Here’s the preprint. It’s very short. I’ll post this to the arXiv in a day or two, assuming I (or you) don’t find anything wrong with it, so comment if you have comments! Note: I’ve removed the link, since the official version of this result is now the joint paper by me and Gijswijt, and the old version shouldn’t be cited.

Update:  Busy few days of administrative stuff and travel, sorry for not having updated the preprint yet, will try to finish it today.  One note, already observed below in the comments:  you get a similar bound for subsets of (F_q)^n free of solutions to (ax+by+cz=0) for any (a,b,c) with a+b+c=0; the cap set case is q=3, (a,b,c) = (1,1,1).

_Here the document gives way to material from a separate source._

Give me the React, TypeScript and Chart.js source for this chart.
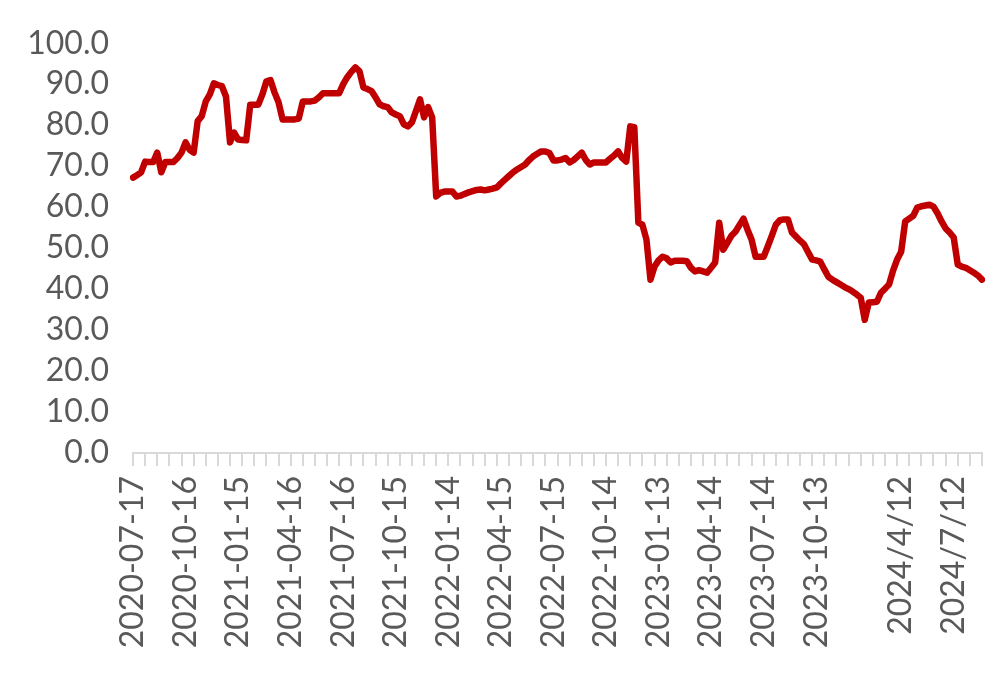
import { useEffect, useRef } from 'react';
import { Chart, registerables } from 'chart.js';

Chart.register(...registerables);

// Weekly observations (Fridays) starting at 2020-07-17; 5 weeks are absent in early 2024.
const START_DATE = '2020-07-17';
const GAP_FROM_INDEX = 178;
const GAP_WEEKS = 5;

const SHOWN_LABELS = [
  '2020-07-17', '2020-10-16', '2021-01-15', '2021-04-16', '2021-07-16', '2021-10-15',
  '2022-01-14', '2022-04-15', '2022-07-15', '2022-10-14', '2023-01-13', '2023-04-14',
  '2023-07-14', '2023-10-13', '2024/4/12', '2024/7/12',
];

const Y_TICKS = [0, 10, 20, 30, 40, 50, 60, 70, 80, 90, 100];

const VALUES = [
  67.2, 67.8, 68.5, 71.1, 71.0, 71.0, 73.3, 68.5, 71.0, 71.0,
  71.0, 72.0, 73.3, 75.8, 74.0, 73.3, 81.0, 82.2, 85.8, 87.5,
  90.2, 89.8, 89.5, 87.0, 75.8, 78.2, 76.5, 76.4, 76.3, 85.0,
  85.0, 85.0, 87.5, 90.7, 91.0, 88.0, 85.6, 81.4, 81.4, 81.4,
  81.4, 81.6, 85.8, 85.8, 85.8, 86.0, 86.8, 87.8, 87.8, 87.8,
  87.8, 87.8, 90.0, 91.7, 93.0, 94.1, 93.2, 89.2, 88.8, 88.3,
  86.8, 85.1, 84.6, 84.4, 83.1, 82.6, 82.2, 80.2, 79.7, 80.7,
  83.5, 86.3, 81.9, 84.4, 81.9, 62.6, 63.5, 63.8, 63.8, 63.8,
  62.6, 62.8, 63.2, 63.6, 63.9, 64.2, 64.3, 64.1, 64.3, 64.5,
  64.8, 65.8, 66.7, 67.6, 68.5, 69.2, 69.8, 70.4, 71.5, 72.4,
  73.0, 73.6, 73.6, 73.2, 71.4, 71.4, 71.6, 72.0, 70.9, 71.5,
  72.4, 73.3, 71.5, 70.4, 70.9, 70.9, 70.9, 70.9, 71.8, 72.6,
  73.6, 72.0, 71.1, 79.7, 79.5, 56.2, 55.7, 52.1, 42.3, 45.5,
  47.0, 47.9, 47.5, 46.5, 46.9, 46.9, 46.9, 46.8, 45.2, 44.3,
  44.6, 44.3, 44.0, 45.2, 46.5, 56.2, 49.6, 51.3, 53.0, 54.0,
  55.6, 57.2, 54.5, 52.1, 47.9, 47.9, 47.9, 50.4, 53.0, 55.7,
  56.8, 57.0, 57.0, 53.8, 52.8, 51.8, 50.9, 49.0, 47.2, 47.0,
  46.7, 44.8, 43.0, 42.3, 41.7, 41.1, 40.5, 40.0, 39.4, 38.7,
  37.9, 32.5, 36.7, 36.8, 36.9, 39.1, 40.1, 41.1, 44.5, 47.2,
  49.1, 56.5, 57.2, 57.9, 59.9, 60.2, 60.4, 60.6, 60.1, 58.5,
  56.5, 54.8, 53.8, 52.6, 46.0, 45.5, 45.2, 44.6, 44.0, 43.3,
  42.3,
];

function buildCategories(count: number): string[] {
  const base = new Date(START_DATE + 'T00:00:00Z').getTime();
  const out: string[] = [];
  for (let i = 0; i < count; i++) {
    const weeks = i + (i >= GAP_FROM_INDEX ? GAP_WEEKS : 0);
    const d = new Date(base + weeks * 7 * 86400000);
    const y = d.getUTCFullYear();
    const m = d.getUTCMonth() + 1;
    const day = d.getUTCDate();
    if (y >= 2024) out.push(`${y}/${m}/${day}`);
    else out.push(`${y}-${String(m).padStart(2, '0')}-${String(day).padStart(2, '0')}`);
  }
  return out;
}

const CATEGORIES = buildCategories(VALUES.length);

const FONT_FAMILY = 'Lato, "Open Sans", "Noto Sans", sans-serif';
const TEXT_COLOR = '#595959';
const AXIS_COLOR = '#d9d9d9';

export default function App() {
  const canvasRef = useRef<HTMLCanvasElement | null>(null);

  useEffect(() => {
    if (!canvasRef.current) return;
    const chart = new Chart(canvasRef.current, {
      type: 'line',
      data: {
        labels: CATEGORIES,
        datasets: [
          {
            data: VALUES,
            borderColor: '#c00000',
            backgroundColor: '#c00000',
            borderWidth: 6.5,
            pointRadius: 0,
            tension: 0,
            borderJoinStyle: 'round',
            borderCapStyle: 'round',
          },
        ],
      },
      options: {
        animation: false,
        responsive: true,
        maintainAspectRatio: false,
        layout: { padding: { top: 30, right: 4, left: 0, bottom: 0 } },
        plugins: { legend: { display: false }, tooltip: { enabled: false } },
        scales: {
          x: {
            type: 'category',
            offset: false,
            border: { display: true, color: AXIS_COLOR, width: 2 },
            grid: {
              display: true,
              drawOnChartArea: false,
              drawTicks: true,
              tickLength: 13,
              lineWidth: 2,
              color: (ctx: any) => (ctx.index % 3 === 0 ? AXIS_COLOR : 'rgba(0,0,0,0)'),
            },
            ticks: {
              autoSkip: false,
              minRotation: 90,
              maxRotation: 90,
              padding: 10,
              color: TEXT_COLOR,
              font: { family: FONT_FAMILY, size: 32 },
              callback: function (this: any, value: any) {
                const lab = this.getLabelForValue(value);
                return SHOWN_LABELS.includes(lab) ? lab : '';
              },
            },
            afterFit: (scale: any) => {
              scale.paddingRight = 0;
              scale.paddingLeft = 0;
              scale.height = 220;
            },
          },
          y: {
            min: 0,
            max: 100,
            afterBuildTicks: (scale: any) => {
              scale.ticks = Y_TICKS.map((v) => ({ value: v }));
            },
            border: { display: false },
            grid: { display: false },
            ticks: {
              autoSkip: false,
              padding: 16,
              color: TEXT_COLOR,
              font: { family: FONT_FAMILY, size: 32 },
              callback: (v: any) => Number(v).toFixed(1),
            },
            afterFit: (scale: any) => {
              scale.width = 125;
            },
          },
        },
      },
    });
    return () => chart.destroy();
  }, []);

  return (
    <div style={{ position: 'relative', width: '100%', height: 665 }}>
      <canvas ref={canvasRef} />
    </div>
  );
}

Update 2:  Dion Gijswijt and I will be submitting this result as a joint paper, which will amalgamate the presentations of our essentially identical arguments.  Dion carried out his work independently of mine at around the same time, and the idea should be credited to both of us.  Our joint paper is available on the arXiv.

 

Croot-Lev-Pach on AP-free sets in (Z/4Z)^n

As you know I love the affine cap problem:  how big can a subset of (Z/3Z)^n be that contains no three elements summing to 0 — or, in other words, that contains no 3-term arithmetic progression?  The best upper bounds, due to Bateman and Katz, are on order 3^n / n^(1+epsilon).  And I think it’s fair to say that all progress on this problem, since Meshulam’s initial results, have come from Fourier-analytic arguments.

So I’m charmed by this paper of Ernie Croot, Vsevolod Lev, and Peter Pach which proves a much stronger result for A = (Z/4Z)^n:  a subset with no 3-term arithmetic progression has size at most c^n for c strictly less than 4.  Better still (for an algebraic geometer) the argument has no harmonic analysis at all, but proceeds via the polynomial method!

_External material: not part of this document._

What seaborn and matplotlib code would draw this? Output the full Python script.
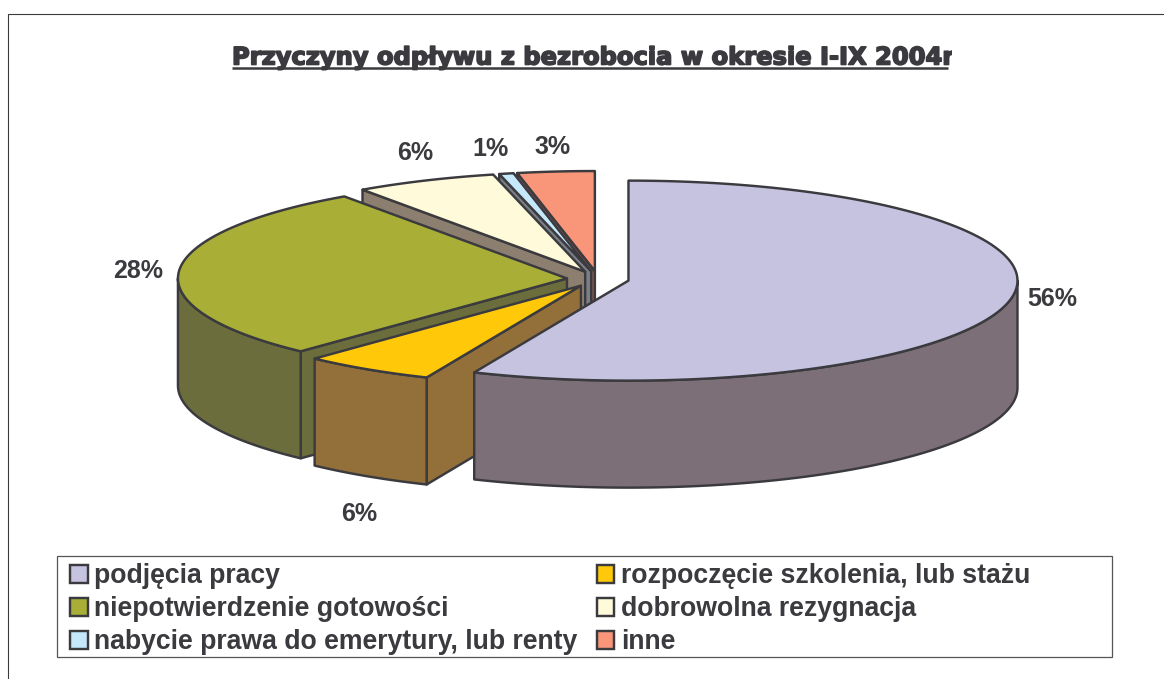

This is surprising for two reasons.  First, it’s hard to make the polynomial method work well for rings, like Z/4Z, that aren’t fields; extending our knowledge about additive combinatorics to such settings is a long-standing interest of mine.  Second, the polynomial method over finite fields usually works in the “fixed dimension large field” regime; problems like affine cap, where the base ring is fixed and the dimension are growing, have so far been mostly untouched.

As for the first issue, here’s the deal.  This looks like a problem over Z/4Z but is really a problem over F_2, because the condition for being a 3-term AP

a – 2b + c = 0

has a 2 in it.  In other words:  the two outer terms have to lie in the same coset of 2A, and the middle term is only determined up to 2A.

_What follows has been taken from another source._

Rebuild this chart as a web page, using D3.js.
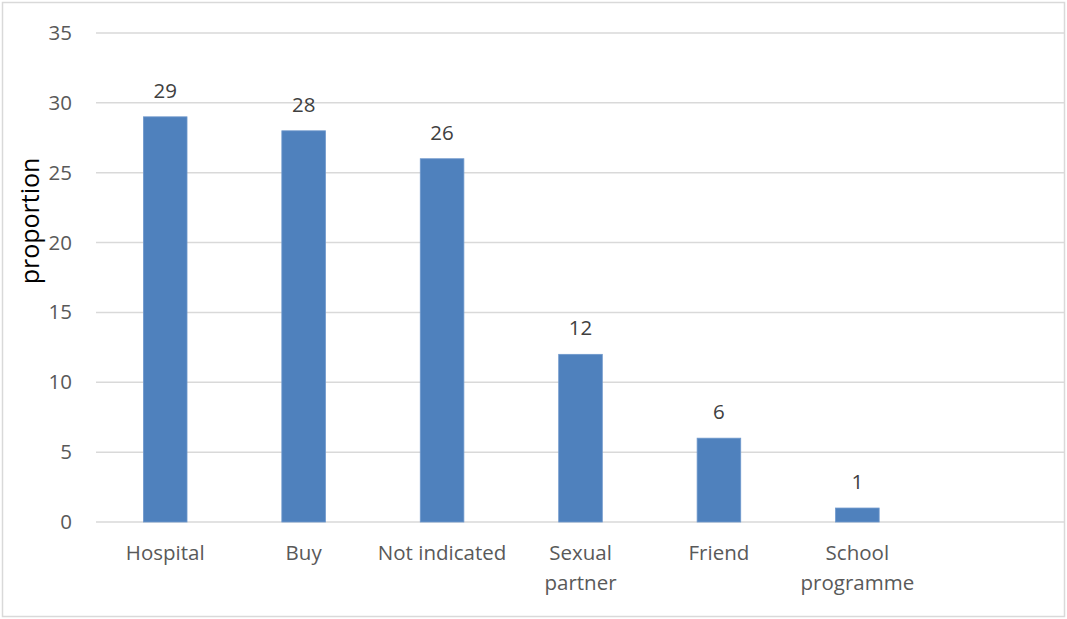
<!DOCTYPE html>
<html>
<head>
<meta charset="utf-8">
<script src="https://cdn.jsdelivr.net/npm/d3@7"></script>
<style>
  html, body { margin: 0; padding: 0; background: #fff; }
  svg { display: block; font-family: "Open Sans", "Liberation Sans", sans-serif; }
</style>
</head>
<body>
<svg id="chart" width="1067" height="619"></svg>
<script>
// Source of supply, percentage of respondents
const categories = ["Hospital", "Buy", "Not indicated", "Sexual partner", "Friend", "School programme", ""];
const values = [29, 28, 26, 12, 6, 1, null];
const yTicks = [0, 5, 10, 15, 20, 25, 30, 35];
const yTitle = "proportion";

const svg = d3.select("#chart");
const W = 1067, H = 619;
const margin = { left: 96, right: 2, top: 33, bottom: 97 };

// Outer chart frame
svg.append("rect")
  .attr("x", 2.5).attr("y", 2.5)
  .attr("width", W - 5).attr("height", H - 5)
  .attr("fill", "#fff").attr("stroke", "#d9d9d9").attr("stroke-width", 1.5);

const x = d3.scaleBand()
  .domain(categories.map((c, i) => i))
  .range([margin.left, W - margin.right])
  .paddingInner(0.685).paddingOuter(0.3425);

const y = d3.scaleLinear().domain([0, 35]).range([H - margin.bottom, margin.top]);

// Horizontal gridlines
svg.append("g").selectAll("line").data(yTicks).join("line")
  .attr("x1", margin.left).attr("x2", W - margin.right)
  .attr("y1", d => y(d)).attr("y2", d => y(d))
  .attr("stroke", "#d9d9d9").attr("stroke-width", 1.5);

// Y axis tick labels
const yAxis = d3.axisLeft(y).tickValues(yTicks).tickSize(0).tickPadding(24);
const gy = svg.append("g").attr("transform", `translate(${margin.left},0)`).call(yAxis);
gy.select(".domain").remove();
gy.selectAll("text").attr("fill", "#595959").attr("font-size", 20.5)
  .attr("font-family", "\"Open Sans\", \"Liberation Sans\", sans-serif");

// Y axis title
svg.append("text")
  .attr("transform", `translate(39, 221) rotate(-90)`)
  .attr("text-anchor", "middle")
  .attr("font-size", 25).attr("fill", "#000")
  .text(yTitle);

const data = categories.map((c, i) => ({ c, i, v: values[i] })).filter(d => d.v != null);

// Bars
svg.append("g").selectAll("rect").data(data).join("rect")
  .attr("x", d => x(d.i))
  .attr("width", x.bandwidth())
  .attr("y", d => y(d.v))
  .attr("height", d => y(0) - y(d.v))
  .attr("fill", "#4f81bd")
  .attr("stroke", "#6f98cc").attr("stroke-width", 0.8);

// Value labels
svg.append("g").selectAll("text").data(data).join("text")
  .attr("x", d => x(d.i) + x.bandwidth() / 2)
  .attr("y", d => y(d.v) - 19)
  .attr("text-anchor", "middle")
  .attr("font-size", 20.5).attr("fill", "#404040")
  .text(d => d.v);

// Category labels, wrapped to two lines where needed
const wrapped = {
  "Sexual partner": ["Sexual", "partner"],
  "School programme": ["School", "programme"]
};
const xl = svg.append("g");
categories.forEach((c, i) => {
  if (!c) return;
  const lines = wrapped[c] || [c];
  const t = xl.append("text")
    .attr("text-anchor", "middle")
    .attr("font-size", 20.5).attr("fill", "#595959");
  lines.forEach((ln, k) => {
    t.append("tspan")
      .attr("x", x(i) + x.bandwidth() / 2)
      .attr("y", y(0) + 38 + k * 30)
      .text(ln);
  });
});
</script>
</body>
</html>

 So CLP recast the problem as follows.  Let S be a large subset of A with no 3-term AP.   Let V be 2A, which is an n-dimensional vector space over F_2.  For each v in V, there’s a coset of V consisting of the solutions to 2a = v, and we can let S_v be the intersection of S with this coset.

We want to make this a problem about V, not about A.  So write T_v for a translate of S_v by some element of the coset, so T_v now sits in V.  Which element?  Doesn’t matter!

We can now write the “no 3-term AP” condition strictly in terms of these subsets of V.  Write (T_v – T_v)^* for the set of differences between distinct elements of T_v.  Write U for the set of v in V such that T_v is nonempty.  Then the union over all v in U of

(T_v – T_v)^* + v

is disjoint from U.

I leave it as an exercise to check the equivalence.

Now we have a combinatorial question about vector spaces over F_2; we want to show that, under the condition above, the sum of |T_v| over all v in U can’t be too large.

This is where the polynomial method comes in!  CLP show that (over any field, not just F_2), a polynomial of low degree vanishing on (T_v – T_v)^* has to vanish at 0 as well; this is Lemma 1 in their paper.  So write down a polynomial P vanishing on V – U; by dimension considerations we can choose one which doesn’t vanish on all of V.  (This uses the fact that the squarefree monomials of degree up to d are linearly independent functions on F_2^n.)  If U is big, we can choose P to have lowish degree.

Since P vanishes on V-U, P has to vanish on (T_v – T_v)^* + v for all v.  Since P has low degree, it has to vanish on v too, for all v.  But then P vanishes everywhere, contrary to our assumption.

The magic of the paper is in Lemma 1, in my view, which is where you really see the polynomial method applied in this unusual fixed-field-large-dimension regime.  Let me say a vague word about how it works.  (The actual proof is less than a page, by the way, so I’m not hiding much!)  Let P be your polynomial and d its degee.  You send your vector space into a subvariety of a much larger vector space W via degree-d Veronese embedding F_d. In fact you do this twice, writing

V x V -> W x W.

Now if P is your polynomial of degree-d, you can think of P(v_1 – v_2) as a bilinear form <,> on W x W.  Suppose S is a subset of V such that P(s_1 – s_2) vanishes for all distinct s_1, s_2 in S.   That means

<F_d(s_1), F_d(s_2)> = 0

for all distinct s_1, s_2 in S.  On the other hand,

<F_d(s_1), F_d(s_1)>

doesn’t depend on s_1; it just takes the value P(0).  So if P(0) is not equal to 0, you have |S| vectors of nonzero norm which are mutually orthogonal under this bilinear form, and so there can be at most dim W of these, and that’s the bound on |S| you need.

This is very slick and I hope the idea is more generally applicable!